ATHENS, Ga. — After watching Kentavious Caldwell-Pope light up his team’s zone defense in the first half, Mississippi State University men’s basketball coach Rick Ray made a defensive switch.
Ray used a man-to-man defense with Jalen Steele, who was assigned the task of guarding Caldwell-Pope in the second half and was told to switch off on screens.
“We wanted to try and trap him every time he’d come off the ball screen to basically speed his game up,” Steele said. “We knew we couldn’t let him be as comfortable in the first half.”
Steele scored a career-high 21 points, Craig Sword added 14 and MSU won its third straight game with a 72-61 victory against the University of Georgia on Saturday.
Caldwell-Pope had 16 points, but the fourth-leading scorer in the Southeastern Conference went 0-for-6 from the field in the second half.
And as Caldwell-Pope goes, so does Georgia. It’s no secret he has led the Bulldogs in scoring in all but one game this season.
“After I spoke to the team at halftime, we kept them in front of us,” Ray said. “I think the biggest thing was that we kept penetration from happening in the second half.”
Steele’s consecutive 3-pointers gave MSU (7-7, 2-0 SEC) an 11-point lead, its biggest of the game until the final 10 seconds, with 5 minutes, 2 seconds remaining.
Charles Mann added 14 points for Georgia (6-9, 0-2), which was coming off a 33-point loss to the University of Florida that was its worst since 1967.
Georgia, which has dropped two straight games, got reserves Donte’ Williams and Kenny Gaines back from one-game suspensions levied by coach Mark Fox for breaking unspecified team rules.
But their return made little difference in helping Georgia avoid its second-straight loss.
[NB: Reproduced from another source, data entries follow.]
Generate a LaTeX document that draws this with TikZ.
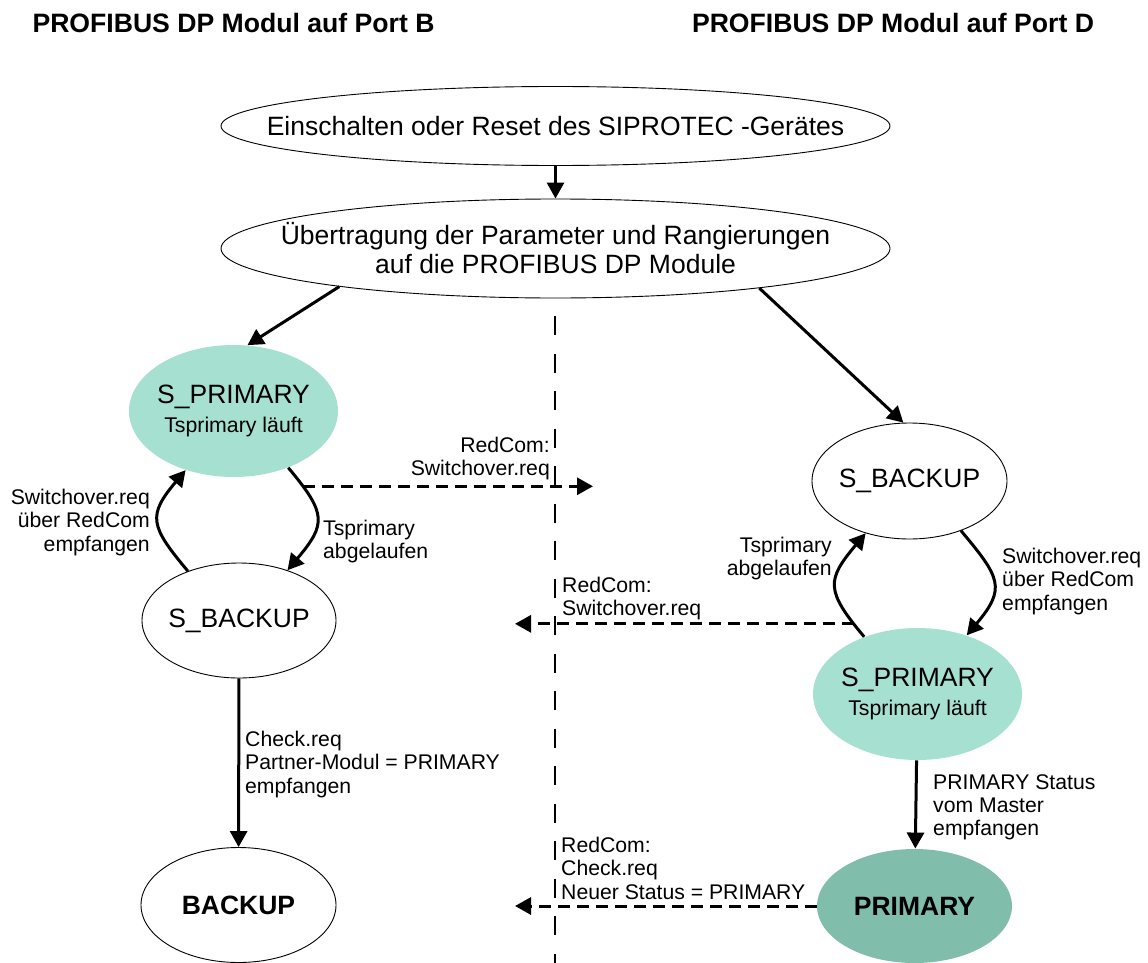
\documentclass[tikz,border=0pt]{standalone}
\usepackage{fontspec}
\setmainfont{Liberation Sans}
\usepackage{tikz}
\usetikzlibrary{shapes, arrows.meta, calc, positioning}
\definecolor{sprim}{RGB}{166,224,208}
\definecolor{prim}{RGB}{128,189,171}

\begin{document}
\begin{tikzpicture}[x=1pt, y=-1pt, >={Triangle[length=16pt,width=17pt]}]
    \tikzstyle{zustand} = [draw, ellipse, line width=0.9pt, inner xsep=-60pt, inner ysep=0pt,
	align=center, font=\fontsize{26.5}{29}\selectfont]
    \tikzstyle{aktiv} = [zustand, draw=none, fill=sprim]
    \tikzstyle{ende} = [zustand, font=\bfseries\fontsize{26.5}{29}\selectfont]
    \tikzstyle{info} = [inner sep=0pt, font=\fontsize{21.2}{23.3}\selectfont]
    \tikzstyle{titel} = [inner sep=0pt, font=\bfseries\fontsize{26.6}{30}\selectfont]
    \tikzstyle{pfeil} = [->, line width=3pt]
    \tikzstyle{meldung} = [->, line width=3pt, dash pattern=on 12pt off 7pt]

	\useasboundingbox (0,0) rectangle (1148,963);

	\node[titel] (portB) at (233.5,23) {PROFIBUS DP Modul auf Port B};
	\node[titel] (portD) at (893,23) {PROFIBUS DP Modul auf Port D};

	\begin{scope}
		\path
			node[zustand, minimum width=669pt, minimum height=79pt] (reset) at (555.5,126)
				{Einschalten oder Reset des SIPROTEC -Gerätes}
			node[zustand, minimum width=669pt, minimum height=99pt] (param) at (555.5,248.5)
				{Übertragung der Parameter und Rangierungen\\auf die PROFIBUS DP Module}

			node[aktiv, minimum width=209pt, minimum height=132pt] (sprimB) at (233.5,411)
				{S\_PRIMARY\\{\fontsize{21.3}{30}\selectfont Tsprimary läuft}}
			node[zustand, minimum width=194pt, minimum height=115pt] (sbackB) at (239,620.5) {S\_BACKUP}
			node[ende, minimum width=195pt, minimum height=115pt] (backB) at (238.5,905) {BACKUP}

			node[zustand, minimum width=195pt, minimum height=116pt] (sbackD) at (909.5,481) {S\_BACKUP}
			node[aktiv, minimum width=209pt, minimum height=132pt] (sprimD) at (917.5,694)
				{S\_PRIMARY\\{\fontsize{21.3}{30}\selectfont Tsprimary läuft}}
			node[ende, draw=none, fill=prim, minimum width=195pt, minimum height=114pt] (primD) at (914.5,906) {PRIMARY}
		;

		\path[pfeil]
			(reset) edge (param)
			(param.190.6) edge (sprimB.78)
			(param.-11.6) edge (sbackD.96)
			(sbackB) edge (backB)
			(sprimD) edge (primD)
		;

		\draw[pfeil] (sbackB.136) to[out=130, in=230, looseness=1.5] (sprimB.231);
		\draw[pfeil] (sprimB.-46) to[out=-50, in=50, looseness=1.5] coordinate[pos=0.15] (sendB) (sbackB.46);
		\draw[pfeil] (sprimD.133) to[out=130, in=230, looseness=1.5] coordinate[pos=0.1] (sendD) (sbackD.230);
		\draw[pfeil] (sbackD.-44) to[out=-50, in=50, looseness=1.5] (sprimD.50);
	\end{scope}

	\coordinate (trennOben) at (555,316);
	\coordinate (trennUnten) at (555,963);
	\draw[line width=2pt, dash pattern=on 19pt off 18.5pt] (trennOben) -- (trennUnten);

	\coordinate (zielD) at (593,483);
	\coordinate (zielB) at (515,623);
	\coordinate (zielP) at (515,906);
	\draw[meldung] (sendB) -- (sendB -| zielD);
	\draw[meldung] (sendD) -- (sendD -| zielB);
	\draw[meldung] (primD.west) -- (primD.west -| zielP);

	\node[info, anchor=north east, align=right] (lblSwB) at (150,489) {Switchover.req\\über RedCom\\empfangen};
	\node[info, anchor=north west, align=left] (lblTsB) at (323,520) {Tsprimary\\abgelaufen};
	\node[info, anchor=north east, align=right] (lblRcB) at (550,437) {RedCom:\\Switchover.req};
	\node[info, anchor=north west, align=left] (lblCk) at (245,731) {Check.req\\Partner-Modul = PRIMARY\\empfangen};
	\node[info, anchor=north east, align=right] (lblTsD) at (832,537) {Tsprimary\\abgelaufen};
	\node[info, anchor=north west, align=left] (lblSwD) at (1002,548) {Switchover.req\\über RedCom\\empfangen};
	\node[info, anchor=north west, align=left] (lblRcD) at (562,577) {RedCom:\\Switchover.req};
	\node[info, anchor=north west, align=left] (lblSt) at (933,774) {PRIMARY Status\\vom Master\\empfangen};
	\node[info, anchor=north west, align=left] (lblRcP) at (561,837) {RedCom:\\Check.req\\Neuer Status = PRIMARY};
\end{tikzpicture}
\end{document}
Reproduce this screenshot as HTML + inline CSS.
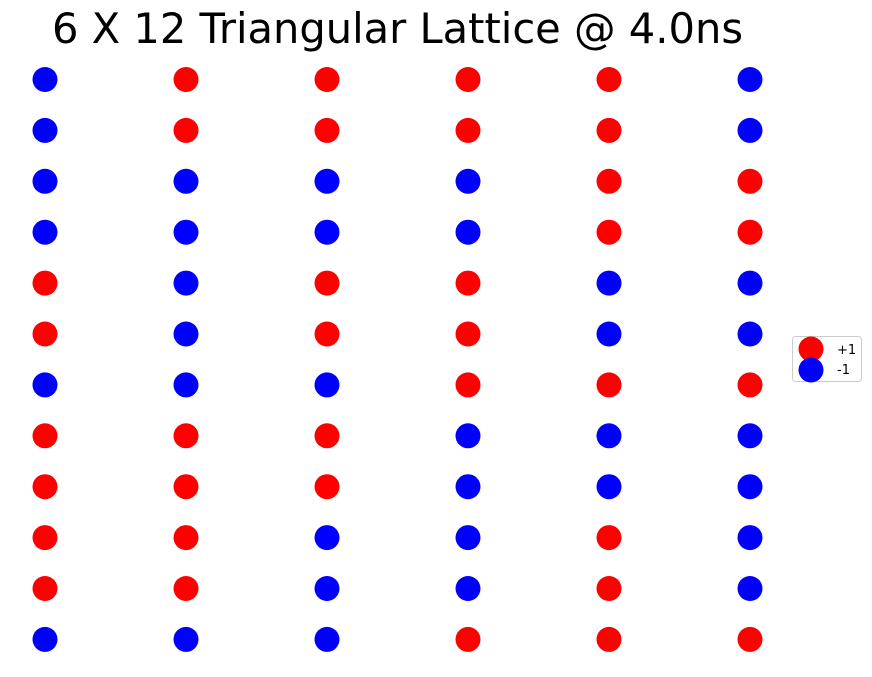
<!DOCTYPE html>
<html><head><meta charset="utf-8"><style>
body{margin:0;background:#fff;}
svg{display:block;font-family:"DejaVu Sans","Liberation Sans",sans-serif;}
</style></head><body>
<svg id="chart" width="872" height="677" viewBox="0 0 872 677">
<text x="397.5" y="43" font-size="41.6" text-anchor="middle" fill="#000">6 X 12 Triangular Lattice @ 4.0ns</text>
<g id="points"></g>
<g>
<rect x="792.5" y="336.5" width="69" height="45" rx="3" fill="#fff" stroke="#ccc"/>
<circle cx="811" cy="349" r="12.5" fill="#ff0000"/>
<text x="837" y="354" font-size="13">+1</text>
<circle cx="811" cy="370" r="12.5" fill="#0000ff"/>
<text x="837" y="374" font-size="13">-1</text>
</g>
</svg>
<script>
const columns=[0,1,2,3,4,5];
const rows=[0,1,2,3,4,5,6,7,8,9,10,11];
const spins=[
"-++++-",
"-++++-",
"----++",
"----++",
"+-++--",
"+-++--",
"---+++",
"+++---",
"+++---",
"++--+-",
"++--+-",
"---+++"];
const xScale=c=>45+c*141;
const yScale=r=>79.5+r*50.9;
const g=document.getElementById('points');
rows.forEach(r=>columns.forEach(c=>{
  const el=document.createElementNS('http://www.w3.org/2000/svg','circle');
  
  
  el.setAttribute('cx',xScale(c));
  el.setAttribute('cy',yScale(r));
  el.setAttribute('r',12.5);
  el.setAttribute('fill',spins[r][c]==='+'?'#ff0000':'#0000ff');
  g.appendChild(el);
}));
</script>
</body></html>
Williams scored five points in 24 minutes and went 3-for-9 from the free-throw line. Gaines had five points in 12 minutes.
MSU took a six-point lead on Steele’s 3-pointer from the left wing with 11:33 remaining, but Georgia forced a 50-all tie on Tim Dixon’s putback at the 9:01 mark.
Steele’s previous career high was 19 points, scored last March 8 against Georgia.
“I felt like in the second half that they guarded our shooting guard and we didn’t guard theirs,” Fox said. “We couldn’t get Kentavious a good look at the basket, and their shooter got plenty, so that was the difference in the game.”
Georgia began the game ranked No. 304 in scoring offense. Other than Caldwell-Pope’s 4 for 9 performance on 3s, the rest of the team went 0 for 10.
“We gave up a lot of open shots today,” Caldwell-Pope said. “Our defense did not help us in the second half like we wanted it to. They really got up on me. I tried to use my teammates to get open, but their defense really got to me in the second half.”
Georgia, which honored former coach Hugh Durham and members of his 1983 Final Four team at halftime, took its biggest lead at seven on Tim Dixon’s putback with 5:05 left in the first half.
The lead changed hands five times in the last 1:53 of the first half before Sword’s putback with 1 second left putting MSU up 36-35.
Mississippi State was coming off a 56-54 victory against the University of South Carolina on Wednesday in Starkville.
The Bulldogs, who improved to 1-3 on the road in their first season under Ray, are without Wendell Lewis indefinitely as the senior forward recovers from a right patella fracture. Freshmen DeAndre Applewhite and Jacoby Davis are out for the season with anterior cruciate ligament injuries.
But MSU has received a boost the last two games from Sword, who had 18 points against South Carolina.
“We’ve started to make baby steps in improving,” Ray said. “We beat New Orleans. We beat South Carolina. But for us to get a true road win is good for our guys. Not only did it happen on the road, but it happened in the SEC.”